New Speech Transcription Models

OpenAI has just launched new speech transcription models that are more accurate than the previous whisper-1. They come in two variants: the affordable gpt-4o-mini-transcribe and the premium gpt-4o-transcribe. If you need high-quality recognition or are dealing with noisy audio or video backgrounds, consider trying the latter.

Using them is straightforward. If you're using OpenAI's official API, simply enter these two model names in Menu > Speech Recognition Settings > OpenAI Speech Recognition & Compatible API > Fill in All Models. Then, select the model you want to use, save the settings, and return to the speech recognition channel to make your selection.

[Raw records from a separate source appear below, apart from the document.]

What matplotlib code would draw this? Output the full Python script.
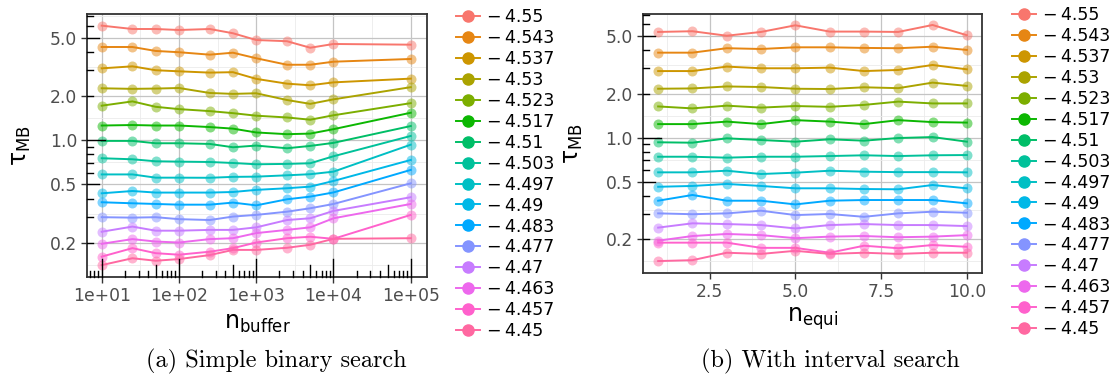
import numpy as np
import matplotlib
matplotlib.use('Agg')
import matplotlib.pyplot as plt
from matplotlib.lines import Line2D
from matplotlib.ticker import NullFormatter
from matplotlib.transforms import blended_transform_factory as blend

# chemical potentials (legend)
mu = [-4.55, -4.543, -4.537, -4.53, -4.523, -4.517, -4.51, -4.503,
      -4.497, -4.49, -4.483, -4.477, -4.47, -4.463, -4.457, -4.45]

# (a) simple binary search
n_buffer = [10, 25, 50, 100, 250, 500, 1000, 2500, 5000, 10000, 100000]
tau_a = [
    [6.04, 5.73, 5.73, 5.64, 5.73, 5.36, 4.82, 4.73, 4.27, 4.53, 4.48],
    [4.32, 4.32, 4.06, 3.98, 3.83, 3.95, 3.62, 3.27, 3.27, 3.43, 3.58],
    [3.09, 3.19, 3.00, 2.95, 2.89, 2.91, 2.62, 2.43, 2.37, 2.48, 2.63],
    [2.26, 2.24, 2.25, 2.27, 2.10, 2.07, 2.09, 1.88, 1.77, 1.90, 2.30],
    [1.72, 1.84, 1.69, 1.63, 1.58, 1.53, 1.47, 1.43, 1.38, 1.48, 1.79],
    [1.26, 1.27, 1.26, 1.26, 1.23, 1.20, 1.13, 1.10, 1.11, 1.19, 1.54],
    [0.99, 0.99, 0.954, 0.954, 0.944, 0.896, 0.92, 0.882, 0.915, 0.96, 1.25],
    [0.754, 0.742, 0.719, 0.715, 0.711, 0.700, 0.686, 0.690, 0.697, 0.778, 1.07],
    [0.585, 0.585, 0.556, 0.556, 0.555, 0.563, 0.565, 0.577, 0.587, 0.611, 0.933],
    [0.435, 0.451, 0.440, 0.440, 0.440, 0.444, 0.459, 0.471, 0.483, 0.528, 0.734],
    [0.378, 0.372, 0.368, 0.364, 0.364, 0.376, 0.360, 0.396, 0.413, 0.441, 0.628],
    [0.299, 0.297, 0.299, 0.290, 0.286, 0.302, 0.310, 0.326, 0.344, 0.368, 0.509],
    [0.238, 0.258, 0.242, 0.242, 0.245, 0.245, 0.255, 0.286, 0.294, 0.330, 0.409],
    [0.197, 0.212, 0.204, 0.201, 0.212, 0.215, 0.233, 0.245, 0.255, 0.294, 0.368],
    [0.161, 0.184, 0.170, 0.166, 0.174, 0.184, 0.201, 0.215, 0.220, 0.213, 0.310],
    [0.141, 0.157, 0.151, 0.155, 0.165, 0.179, 0.179, 0.185, 0.194, 0.213, 0.215],
]

# (b) with interval search
n_equi = [1, 2, 3, 4, 5, 6, 7, 8, 9, 10]
tau_b = [
    [5.33, 5.39, 5.02, 5.33, 5.92, 5.36, 5.36, 5.33, 5.95, 5.06],
    [3.84, 3.84, 4.12, 4.07, 4.18, 4.18, 4.14, 4.12, 4.22, 4.01],
    [2.87, 2.87, 3.08, 3.00, 3.00, 3.03, 2.87, 2.92, 3.16, 2.95],
    [2.17, 2.18, 2.25, 2.23, 2.17, 2.16, 2.22, 2.19, 2.39, 2.27],
    [1.64, 1.59, 1.66, 1.61, 1.65, 1.63, 1.68, 1.77, 1.72, 1.72],
    [1.24, 1.24, 1.29, 1.24, 1.32, 1.29, 1.24, 1.32, 1.28, 1.27],
    [0.930, 0.924, 0.99, 0.964, 0.939, 0.975, 0.954, 0.995, 1.01, 0.939],
    [0.740, 0.740, 0.729, 0.740, 0.740, 0.748, 0.757, 0.748, 0.757, 0.760],
    [0.578, 0.578, 0.593, 0.563, 0.575, 0.593, 0.584, 0.580, 0.580, 0.578],
    [0.460, 0.466, 0.481, 0.466, 0.449, 0.449, 0.444, 0.442, 0.473, 0.449],
    [0.369, 0.404, 0.369, 0.369, 0.348, 0.369, 0.373, 0.373, 0.373, 0.354],
    [0.302, 0.298, 0.302, 0.315, 0.294, 0.299, 0.286, 0.302, 0.310, 0.305],
    [0.241, 0.258, 0.255, 0.251, 0.238, 0.251, 0.255, 0.251, 0.251, 0.247],
    [0.196, 0.211, 0.218, 0.214, 0.204, 0.209, 0.211, 0.207, 0.209, 0.214],
    [0.190, 0.190, 0.190, 0.175, 0.175, 0.162, 0.181, 0.174, 0.183, 0.178],
    [0.142, 0.144, 0.162, 0.159, 0.167, 0.159, 0.162, 0.159, 0.162, 0.162],
]

y_ticks = [0.2, 0.5, 1, 2, 5]
y_ticklabels = ['0.2', '0.5', '1.0', '2.0', '5.0']
xa_ticks = [1e1, 1e2, 1e3, 1e4, 1e5]
xa_ticklabels = ['1e+01', '1e+02', '1e+03', '1e+04', '1e+05']
xb_ticks = [2.5, 5.0, 7.5, 10.0]
xb_ticklabels = ['2.5', '5.0', '7.5', '10.0']


def hue_color(h, c=100., l=65.):
    # ggplot hue_pal: polar LUV -> sRGB (D65)
    Xn, Yn, Zn = 95.047, 100.0, 108.883
    un = 4*Xn/(Xn+15*Yn+3*Zn)
    vn = 9*Yn/(Xn+15*Yn+3*Zn)
    U = c*np.cos(np.radians(h))
    V = c*np.sin(np.radians(h))
    Y = Yn*((l+16)/116.)**3
    u = U/(13*l)+un
    v = V/(13*l)+vn
    X = 9*Y*u/(4*v)
    Z = -X/3 - 5*Y + 3*Y/v
    M = np.array([[3.240479, -1.537150, -0.498535],
                  [-0.969256, 1.875992, 0.041556],
                  [0.055648, -0.204043, 1.057311]])
    rgb = M @ (np.array([X, Y, Z])/100.)
    rgb = np.where(rgb > 0.00304, 1.055*np.abs(rgb)**(1/2.4)-0.055, 12.92*rgb)
    return tuple(np.clip(rgb, 0, 1))


colors = [hue_color(15 + 22.5*i) for i in range(len(mu))]
labels = ['\u2212\u2009%g' % abs(m) for m in mu]

W, H = 1119, 378
fig = plt.figure(figsize=(W/100, H/100), dpi=100)
plt.rcParams['mathtext.fontset'] = 'dejavusans'

ax_a = fig.add_axes([87/W, 1-277/H, 340/W, 263/H])
ax_b = fig.add_axes([642.7/W, 1-273.3/H, 339.6/W, 259.3/H])


def style(ax):
    for s in ax.spines.values():
        s.set_color('#333333')
        s.set_linewidth(1.3)
    ax.tick_params(which='major', direction='out', length=4, width=1.0,
                   color='#333333', labelsize=12.3, labelcolor='#4d4d4d', pad=3)
    ax.tick_params(which='minor', length=0)
    ax.grid(which='major', color='#c4c4c4', lw=0.9, zorder=0)
    ax.grid(which='minor', color='#ebebeb', lw=0.6, zorder=0)
    ax.set_axisbelow(True)


def log_ticks(ax, lo, hi, axis, size_px):
    for k in range(-2, 7):
        for m in range(1, 10):
            v = m*10.0**k
            if not (lo <= v <= hi):
                continue
            L = (18 if m == 1 else (12 if m == 5 else 6))/size_px
            if axis == 'x':
                ax.plot([v, v], [0, L], color='black', lw=1.0, clip_on=False,
                        transform=blend(ax.transData, ax.transAxes), zorder=5)
            else:
                ax.plot([0, L], [v, v], color='black', lw=1.0, clip_on=False,
                        transform=blend(ax.transAxes, ax.transData), zorder=5)


for ax, x, tau in [(ax_a, n_buffer, tau_a), (ax_b, n_equi, tau_b)]:
    for i in range(len(mu)):
        ax.plot(x, tau[i], color=colors[i], lw=1.4, zorder=3)
        ax.plot(x, tau[i], 'o', color=colors[i], alpha=0.5, ms=7.2, mec='none', zorder=4)

minor_y = [0.1**0.5*0.45, 0.1**0.5, 0.5**0.5, 2**0.5, 10**0.5, 50**0.5]

# panel (a)
ax_a.set_xscale('log')
ax_a.set_yscale('log')
ax_a.set_xlim(10**0.81, 10**5.21)
ax_a.set_ylim(0.117, 7.25)
style(ax_a)
ax_a.set_xticks(xa_ticks, xa_ticklabels)
ax_a.set_xticks([10**(k+0.5) for k in range(1, 5)], minor=True)
ax_a.set_yticks(y_ticks, y_ticklabels)
ax_a.set_yticks(minor_y, minor=True)
ax_a.xaxis.set_minor_formatter(NullFormatter())
ax_a.yaxis.set_minor_formatter(NullFormatter())
log_ticks(ax_a, 10**0.81, 10**5.21, 'x', 263)
log_ticks(ax_a, 0.117, 7.25, 'y', 340)
ax_a.set_xlabel('n$_{\\mathrm{buffer}}$', fontsize=17)
ax_a.set_ylabel('\u03c4$_{\\mathrm{MB}}$', fontsize=17)
ax_a.xaxis.set_label_coords(0.5, -0.13)
ax_a.yaxis.set_label_coords(-0.16, 0.5)

# panel (b)
ax_b.set_yscale('log')
ax_b.set_xlim(0.55, 10.45)
ax_b.set_ylim(0.117, 7.08)
style(ax_b)
ax_b.set_xticks(xb_ticks, xb_ticklabels)
ax_b.set_xticks([1.25, 3.75, 6.25, 8.75], minor=True)
ax_b.set_yticks(y_ticks, y_ticklabels)
ax_b.set_yticks(minor_y, minor=True)
ax_b.yaxis.set_minor_formatter(NullFormatter())
log_ticks(ax_b, 0.117, 7.08, 'y', 339.6)
ax_b.set_xlabel('n$_{\\mathrm{equi}}$', fontsize=17)
ax_b.set_ylabel('\u03c4$_{\\mathrm{MB}}$', fontsize=17)
ax_b.xaxis.set_label_coords(0.5, -0.125)
ax_b.yaxis.set_label_coords(-0.17, 0.5)

# legends
handles = [Line2D([], [], color=c, marker='o', ms=8, lw=1.4) for c in colors]
for x0, y0 in [(456/W, 1-8/H), (1012/W, 1-6/H)]:
    fig.legend(handles, labels, loc='upper left', bbox_to_anchor=(x0, y0),
               frameon=False, fontsize=12.5, handlelength=1.4, handletextpad=0.4,
               labelspacing=0.17, borderpad=0, borderaxespad=0)

# captions
fig.text(276/W, 1-361/H, '(a) Simple binary search', family='cmr10',
         fontsize=17.5, ha='center', va='center')
fig.text(830/W, 1-361/H, '(b) With interval search', family='cmr10',
         fontsize=17.5, ha='center', va='center')

fig.savefig('out.png', dpi=100)
plt.close()
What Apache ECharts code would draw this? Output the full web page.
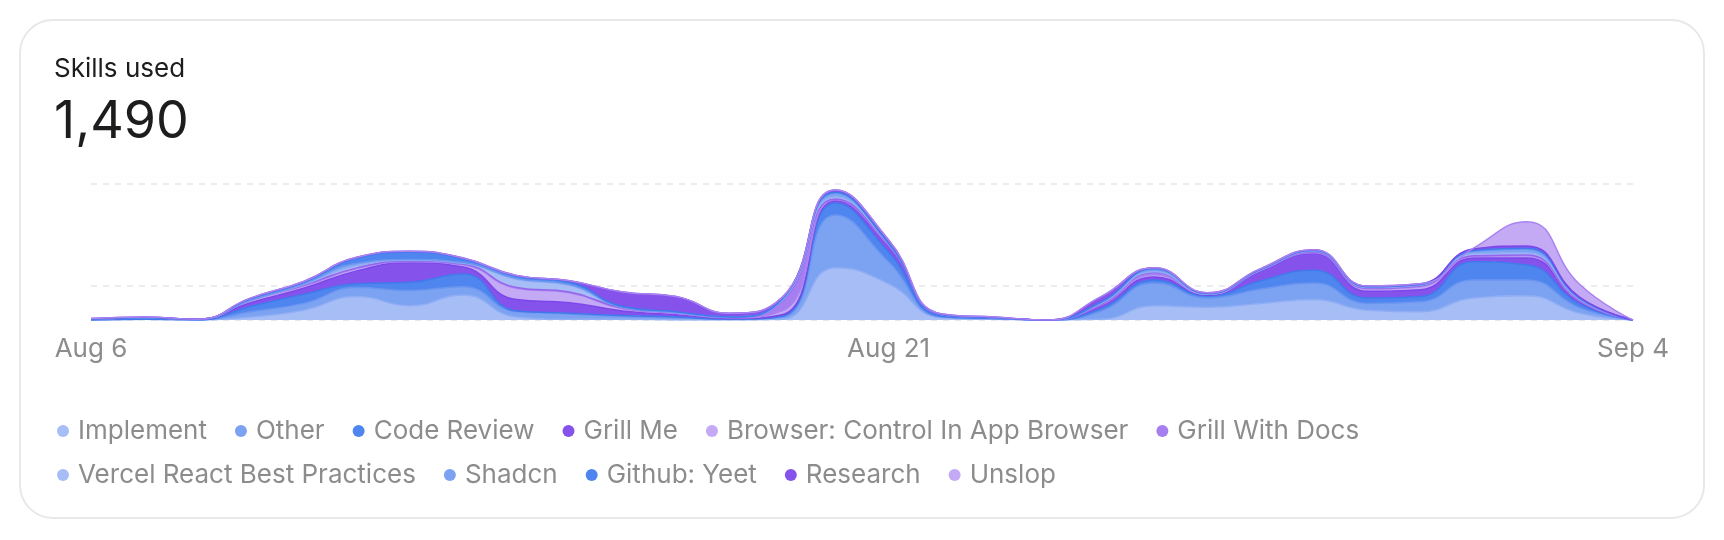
<!DOCTYPE html>
<html>
<head>
<meta charset="utf-8">
<script src="https://cdn.jsdelivr.net/npm/echarts@6/dist/echarts.min.js"></script>
<style>
  html, body { margin: 0; padding: 0; background: #ffffff; }
  #card {
    position: absolute; left: 19px; top: 19px; width: 1686px; height: 500px;
    box-sizing: border-box; border: 2px solid #e8e8e8; border-radius: 34px; background: #fff;
  }
  #chart { position: absolute; left: 0; top: 0; width: 1724px; height: 540px; }
</style>
</head>
<body>
<div id="card"></div>
<div id="chart"></div>
<script>
const categories = ['Aug 6','Aug 7','Aug 8','Aug 9','Aug 10','Aug 11','Aug 12','Aug 13','Aug 14','Aug 15',
  'Aug 16','Aug 17','Aug 18','Aug 19','Aug 20','Aug 21','Aug 22','Aug 23','Aug 24','Aug 25',
  'Aug 26','Aug 27','Aug 28','Aug 29','Aug 30','Aug 31','Sep 1','Sep 2','Sep 3','Sep 4'];
const shownTickLabels = ['Aug 6', 'Aug 21', 'Sep 4'];

const seriesNames = ['Implement','Other','Code Review','Grill Me','Browser: Control In App Browser','Grill With Docs',
  'Vercel React Best Practices','Shadcn','Github: Yeet','Research','Unslop'];

const implementData  = [0,1,0,4,13,31,19,33,4,1,1,0,0,1,69,48,3,1,0,1,19,17,22,27,13,11,29,32,9,0];
const otherData      = [0,0,0,7,9,12,20,11,7,7,4,3,1,3,70,29,1,1,0,11,30,12,19,22,9,13,24,21,7,0];
const codeReviewData = [0,0,0,7,12,5,11,17,1,1,1,1,0,1,16,13,1,0,0,3,4,3,11,17,7,7,24,20,5,0];
const grillMeData    = [1,2,1,5,8,17,26,9,15,14,6,3,1,2,3,8,2,1,0,4,4,1,13,22,9,9,5,9,3,0];
const browserData    = [0,0,0,3,3,3,1,3,15,13,3,2,1,5,1,1,0,0,0,1,3,1,1,1,3,4,2,3,1,0];
const grillDocsData  = [0,0,0,0,1,1,1,1,1,1,1,1,1,13,1,1,0,0,0,1,3,0,0,1,1,1,1,1,1,0];
const vercelData     = [0,0,0,0,1,3,1,1,11,9,1,0,0,1,3,1,0,0,0,1,1,0,0,1,1,1,3,3,1,0];
const shadcnData     = [0,0,0,0,1,3,1,1,1,1,0,0,0,1,5,1,0,0,0,1,3,1,1,1,1,1,3,5,1,0];
const yeetData       = [0,0,0,2,2,7,10,5,3,3,1,1,0,1,1,0,0,0,0,1,1,0,0,0,0,0,1,1,1,0];
const researchData   = [1,1,0,1,1,1,1,1,1,2,19,20,5,2,3,4,1,1,0,7,1,1,1,1,1,1,2,3,1,0];
const unslopData     = [0,0,0,0,0,0,0,0,0,0,0,0,0,0,0,0,0,0,0,0,0,0,0,0,0,0,1,32,17,0];

const seriesValues = [implementData, otherData, codeReviewData, grillMeData, browserData, grillDocsData,
  vercelData, shadcnData, yeetData, researchData, unslopData];

const fillColors   = ['#a6bdf6','#7ca2f2','#4e85ee','#8552ec','#c4a9f5','#a67eef'];
const strokeColors = ['#8eadf4','#6a95f0','#4179ec','#7c47ea','#a984f1','#9566ed'];

const FONT = 'Inter, "Noto Sans", sans-serif';

const chart = echarts.init(document.getElementById('chart'), null, { renderer: 'canvas' });

const series = seriesNames.map((name, i) => ({
  name: name,
  type: 'line',
  stack: 'total',
  smooth: 0.5,
  symbol: 'none',
  data: seriesValues[i],
  itemStyle: { color: fillColors[i % 6] },
  lineStyle: { width: 1.5, color: strokeColors[i % 6] },
  areaStyle: { color: fillColors[i % 6], opacity: 1 },
  emphasis: { disabled: true }
}));

chart.setOption({
  animation: false,
  backgroundColor: 'transparent',
  title: [
    { text: 'Skills used', left: 54, top: 56, padding: 0,
      textStyle: { fontFamily: FONT, fontSize: 26, fontWeight: 400, color: '#1d1d1f', lineHeight: 26 } },
    { text: '1,490', left: 54, top: 96, padding: 0,
      textStyle: { fontFamily: FONT, fontSize: 52, fontWeight: 400, color: '#1d1d1f', lineHeight: 52 } }
  ],
  grid: { left: 91, right: 91, top: 184, bottom: 220, containLabel: false },
  xAxis: {
    type: 'category',
    data: categories,
    boundaryGap: false,
    axisLine: { show: false },
    axisTick: { show: false },
    splitLine: { show: false },
    axisLabel: {
      interval: (idx, val) => shownTickLabels.indexOf(val) >= 0,
      color: '#8c8c8c', fontFamily: FONT, fontSize: 26, margin: 16, lineHeight: 26
    }
  },
  yAxis: {
    type: 'value',
    min: 0, max: 180, interval: 45,
    axisLabel: { show: false },
    axisLine: { show: false },
    axisTick: { show: false },
    splitLine: {
      show: true,
      lineStyle: { type: [6, 6], width: 1.5, color: ['#e2e2e2', '#e6e6e6', 'rgba(0,0,0,0)', 'rgba(0,0,0,0)', '#e6e6e6'] }
    }
  },
  legend: {
    left: 52, top: 413, width: 1600,
    icon: 'circle', itemWidth: 12, itemHeight: 12, itemGap: 18,
    selectedMode: false,
    data: seriesNames,
    textStyle: { fontFamily: FONT, fontSize: 26, color: '#8c8c8c', lineHeight: 26, padding: [0, 10, 0, 4] }
  },
  series: series
});
</script>
</body>
</html>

After entering these two models, select the one to use and save

Return to the main interface and select OpenAI as the speech recognition channel

New Speech Synthesis (Text-to-Speech) Model

The new speech synthesis model, gpt-4o-mini-tts, performs significantly better than the previous tts-1. It also supports input prompts to set the speaking style of the voice, such as "Please speak in an excited tone" or "Imitate the emphasis of a news anchor."

You can experience it on OpenAI's free trial website:

https://www.openai.fm/

Using it is equally simple. In the software, go to Menu > TTS Settings > OpenAI TTS > Fill in All Models and enter gpt-4o-mini-tts. Then, select the model you want to use.

Enter and select the model to use

After saving, you can use it in the main interface.

Select OpenAI TTS as the dubbing channel in the main interface

Why is there no place to input prompts? Because this is a newly released model, and the translation software hasn't been updated yet.

What About Using Third-Party Proxy Models?

The usage method is the same; just change the API address to the one provided by your third-party proxy. However, note that, as of now, most third-party proxy services do not yet support the newly added models.